== SHORT PROBLEM ==
Each line from the top of the listing through the one holding "const yTicks = [0, 1000, 2000, 3000, 4000, 5000];" should be restated word for word, with nothing added and no pictures.

== RECORDED DATA ==
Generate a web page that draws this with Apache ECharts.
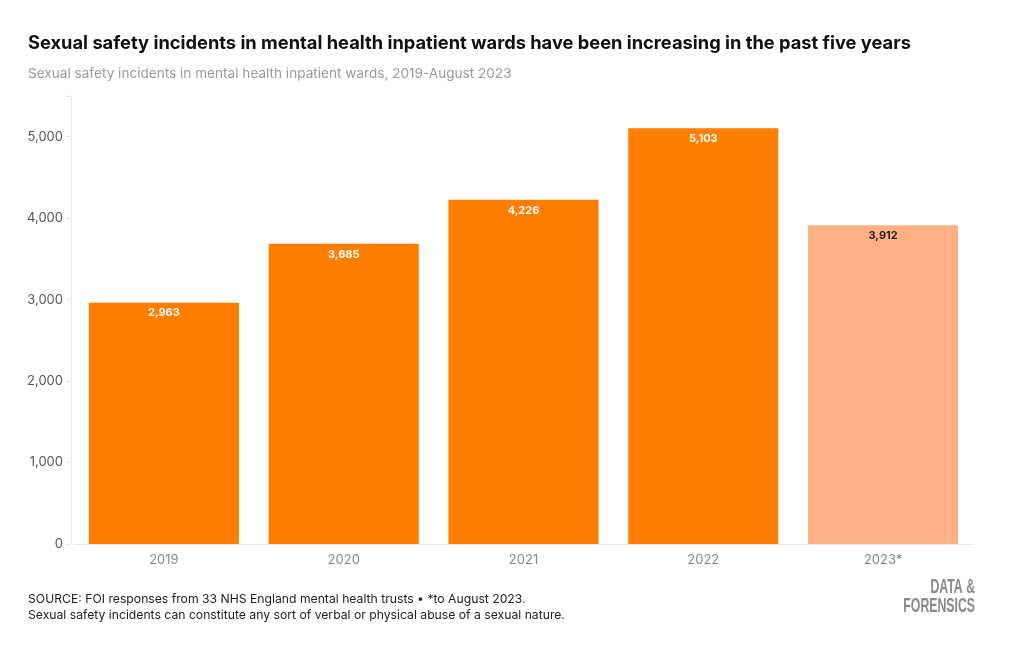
<!DOCTYPE html>
<html><head><meta charset="utf-8">
<script src="https://cdn.jsdelivr.net/npm/echarts@6/dist/echarts.min.js"></script>
<style>html,body{margin:0;padding:0;background:#fff}#c{width:1020px;height:650px}</style>
</head><body><div id="c"></div>
<script>
const categories = ['2019','2020','2021','2022','2023*'];
const incidents = [2963, 3685, 4226, 5103, 3912];
const partialYear = [false, false, false, false, true];
const yTicks = [0, 1000, 2000, 3000, 4000, 5000];

const FONT = 'Inter, "Noto Sans", sans-serif';
const chart = echarts.init(document.getElementById('c'));
chart.setOption({
  animation: false,
  textStyle: { fontFamily: FONT },
  title: [
    { text: 'Sexual safety incidents in mental health inpatient wards have been increasing in the past five years',
      left: 28, top: 35, padding: 0, textStyle: { fontSize: 18.3, fontWeight: 'bold', color: '#111', fontFamily: FONT } },
    { text: 'Sexual safety incidents in mental health inpatient wards, 2019-August 2023',
      left: 28, top: 67, padding: 0, textStyle: { fontSize: 13.6, fontWeight: 'normal', color: '#999', fontFamily: FONT } }
  ],
  grid: { left: 74, right: 47, top: 96, bottom: 106, containLabel: false },
  xAxis: {
    type: 'category', data: categories,
    axisLine: { lineStyle: { color: '#e6e6e6' } },
    axisTick: { alignWithLabel: true, length: 5, lineStyle: { color: '#e6e6e6' } },
    axisLabel: { color: '#888', fontSize: 13, margin: 10, fontFamily: FONT }
  },
  yAxis: {
    type: 'value', min: 0, max: 5500, interval: 1000, offset: 3,
    axisLine: { show: true, lineStyle: { color: '#e6e6e6' } },
    axisTick: { show: true, length: 5, lineStyle: { color: '#e6e6e6' } },
    splitLine: { show: false },
    axisLabel: { color: '#555', fontSize: 13, margin: 8, fontFamily: FONT,
      formatter: v => yTicks.includes(v) ? v.toLocaleString('en-GB') : '' }
  },
  series: [{
    type: 'bar', barCategoryGap: '16.5%',
    data: incidents.map((v, i) => ({
      value: v,
      itemStyle: { color: partialYear[i] ? '#FFB185' : '#FF7D00' },
      label: { color: partialYear[i] ? '#222' : '#fff' }
    })),
    label: { show: true, position: 'insideTop', distance: 5, fontSize: 11, fontWeight: 'bold',
      fontFamily: FONT, formatter: p => p.value.toLocaleString('en-GB') }
  }],
  graphic: [
    { type: 'text', left: 28, top: 591, style: { text: 'SOURCE: FOI responses from 33 NHS England mental health trusts • *to August 2023.\nSexual safety incidents can constitute any sort of verbal or physical abuse of a sexual nature.',
      fill: '#222', font: '12.2px ' + FONT, lineHeight: 16 } },
    { type: 'text', x: 975, y: 577, scaleX: 0.585, originX: 0, originY: 0,
      style: { text: 'DATA &\nFORENSICS', fill: '#8a8a8a', align: 'right', verticalAlign: 'top',
      font: 'bold 21px "Liberation Sans", sans-serif', lineHeight: 19.5 } }
  ]
});
</script></body></html>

== WRITTEN ANSWER ==
Generate a web page that draws this with Apache ECharts.
<!DOCTYPE html>
<html><head><meta charset="utf-8">
<script src="https://cdn.jsdelivr.net/npm/echarts@6/dist/echarts.min.js"></script>
<style>html,body{margin:0;padding:0;background:#fff}#c{width:1020px;height:650px}</style>
</head><body><div id="c"></div>
<script>
const categories = ['2019','2020','2021','2022','2023*'];
const incidents = [2963, 3685, 4226, 5103, 3912];
const partialYear = [false, false, false, false, true];
const yTicks = [0, 1000, 2000, 3000, 4000, 5000];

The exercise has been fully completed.